(INSTRUCTIONS TO FOLLOW) Output every line exactly as written. Leave out pictures.

=-=-=-=-=

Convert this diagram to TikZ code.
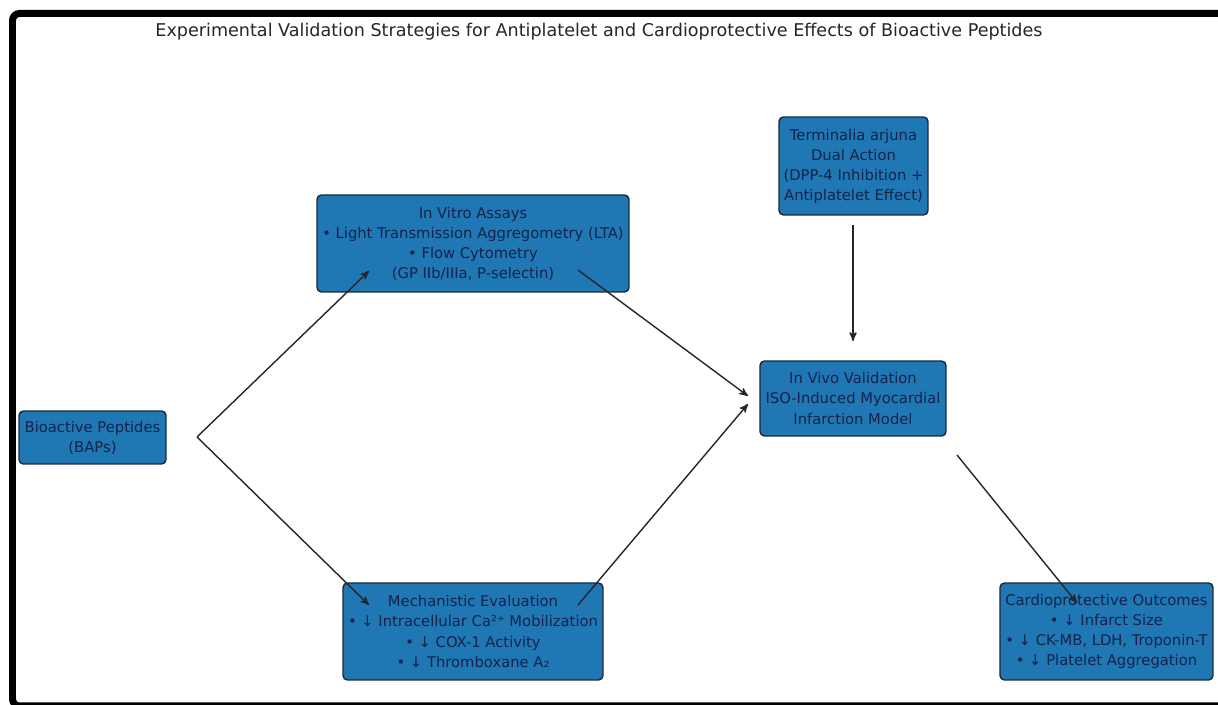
\documentclass[tikz,border=0pt]{standalone}
\usepackage{fontspec}
\setmainfont{DejaVu Sans}
\usetikzlibrary{arrows,calc}

\definecolor{boxblue}{RGB}{31,119,180}
\definecolor{boxedge}{RGB}{25,40,60}
\definecolor{boxtext}{RGB}{20,35,75}

\begin{document}
\begin{tikzpicture}[
        x=0.02cm, y=-0.02cm,
        frame/.style={line width=0.14cm, rounded corners=4pt},
        title/.style={font=\fontsize{10}{12}\selectfont, text=black!85},
        box/.style={draw=boxedge, fill=boxblue, line width=0.8pt,
            rounded corners=2.5pt, text=boxtext, align=center, inner sep=1pt,
            font=\fontsize{8.4}{11.4}\selectfont},
        conn/.style={->, >=stealth', line width=0.8pt, color=black!85},
    ]

    \useasboundingbox (0,0) rectangle (1218,705);

    \draw[frame] (1230,13.5) -- (12.5,13.5) -- (12.5,706) -- (1230,706);

    \node[title] (title) at (599,32)
        {Experimental Validation Strategies for Antiplatelet and Cardioprotective Effects of Bioactive Peptides};

    \node[box, minimum width=2.94cm, minimum height=1.06cm] (baps) at (92.5,437.5)
        {Bioactive Peptides\\(BAPs)};
    \node[box, minimum width=6.24cm, minimum height=1.94cm] (vitro) at (473,243.5)
        {In Vitro Assays\\• Light Transmission Aggregometry (LTA)\\• Flow Cytometry\\(GP IIb/IIIa, P-selectin)};
    \node[box, minimum width=5.2cm, minimum height=1.94cm] (mech) at (473,631.5)
        {Mechanistic Evaluation\\• ↓ Intracellular Ca²⁺ Mobilization\\• ↓ COX-1 Activity\\• ↓ Thromboxane A₂};
    \node[box, minimum width=2.98cm, minimum height=1.96cm] (arjuna) at (853.5,166)
        {Terminalia arjuna\\Dual Action\\(DPP-4 Inhibition +\\Antiplatelet Effect)};
    \node[box, minimum width=3.72cm, minimum height=1.5cm] (vivo) at (853,398.5)
        {In Vivo Validation\\ISO-Induced Myocardial\\Infarction Model};
    \node[box, minimum width=4.26cm, minimum height=1.94cm] (outcome) at (1106.5,631.5)
        {Cardioprotective Outcomes\\• ↓ Infarct Size\\• ↓ CK-MB, LDH, Troponin-T\\• ↓ Platelet Aggregation};

    \coordinate (baps_out) at (197,437);
    \coordinate (vitro_in) at (369,271);
    \coordinate (mech_in) at (369,605);
    \coordinate (vitro_out) at (578,270);
    \coordinate (mech_out) at (578,605);
    \coordinate (vivo_in1) at (748,396);
    \coordinate (vivo_in2) at (748,404);
    \coordinate (arjuna_out) at (853,225);
    \coordinate (vivo_top) at (853,341);
    \coordinate (vivo_out) at (957,455);
    \coordinate (outcome_in) at (1077,603);

    \draw[conn] (baps_out) -- (vitro_in);
    \draw[conn] (baps_out) -- (mech_in);
    \draw[conn] (vitro_out) -- (vivo_in1);
    \draw[conn] (mech_out) -- (vivo_in2);
    \draw[conn] (arjuna_out) -- (vivo_top);
    \draw[conn] (vivo_out) -- (outcome_in);

\end{tikzpicture}
\end{document}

=-=-=-=-=

(RESPONSE FOR THIS EXERCISE)
Convert this diagram to TikZ code.
\documentclass[tikz,border=0pt]{standalone}
\usepackage{fontspec}
\setmainfont{DejaVu Sans}
\usetikzlibrary{arrows,calc}

\definecolor{boxblue}{RGB}{31,119,180}
\definecolor{boxedge}{RGB}{25,40,60}
\definecolor{boxtext}{RGB}{20,35,75}

\begin{document}
\begin{tikzpicture}[
        x=0.02cm, y=-0.02cm,
        frame/.style={line width=0.14cm, rounded corners=4pt},
        title/.style={font=\fontsize{10}{12}\selectfont, text=black!85},
        box/.style={draw=boxedge, fill=boxblue, line width=0.8pt,
            rounded corners=2.5pt, text=boxtext, align=center, inner sep=1pt,
            font=\fontsize{8.4}{11.4}\selectfont},
        conn/.style={->, >=stealth', line width=0.8pt, color=black!85},
    ]

    \useasboundingbox (0,0) rectangle (1218,705);

    \draw[frame] (1230,13.5) -- (12.5,13.5) -- (12.5,706) -- (1230,706);

    \node[title] (title) at (599,32)
        {Experimental Validation Strategies for Antiplatelet and Cardioprotective Effects of Bioactive Peptides};

    \node[box, minimum width=2.94cm, minimum height=1.06cm] (baps) at (92.5,437.5)
        {Bioactive Peptides\\(BAPs)};
    \node[box, minimum width=6.24cm, minimum height=1.94cm] (vitro) at (473,243.5)
        {In Vitro Assays\\• Light Transmission Aggregometry (LTA)\\• Flow Cytometry\\(GP IIb/IIIa, P-selectin)};
    \node[box, minimum width=5.2cm, minimum height=1.94cm] (mech) at (473,631.5)
        {Mechanistic Evaluation\\• ↓ Intracellular Ca²⁺ Mobilization\\• ↓ COX-1 Activity\\• ↓ Thromboxane A₂};
    \node[box, minimum width=2.98cm, minimum height=1.96cm] (arjuna) at (853.5,166)
        {Terminalia arjuna\\Dual Action\\(DPP-4 Inhibition +\\Antiplatelet Effect)};
    \node[box, minimum width=3.72cm, minimum height=1.5cm] (vivo) at (853,398.5)
        {In Vivo Validation\\ISO-Induced Myocardial\\Infarction Model};
    \node[box, minimum width=4.26cm, minimum height=1.94cm] (outcome) at (1106.5,631.5)
        {Cardioprotective Outcomes\\• ↓ Infarct Size\\• ↓ CK-MB, LDH, Troponin-T\\• ↓ Platelet Aggregation};

    \coordinate (baps_out) at (197,437);
    \coordinate (vitro_in) at (369,271);
    \coordinate (mech_in) at (369,605);
    \coordinate (vitro_out) at (578,270);
    \coordinate (mech_out) at (578,605);
    \coordinate (vivo_in1) at (748,396);
    \coordinate (vivo_in2) at (748,404);
    \coordinate (arjuna_out) at (853,225);
    \coordinate (vivo_top) at (853,341);
    \coordinate (vivo_out) at (957,455);
    \coordinate (outcome_in) at (1077,603);

    \draw[conn] (baps_out) -- (vitro_in);
    \draw[conn] (baps_out) -- (mech_in);
    \draw[conn] (vitro_out) -- (vivo_in1);
    \draw[conn] (mech_out) -- (vivo_in2);
    \draw[conn] (arjuna_out) -- (vivo_top);
    \draw[conn] (vivo_out) -- (outcome_in);

\end{tikzpicture}
\end{document}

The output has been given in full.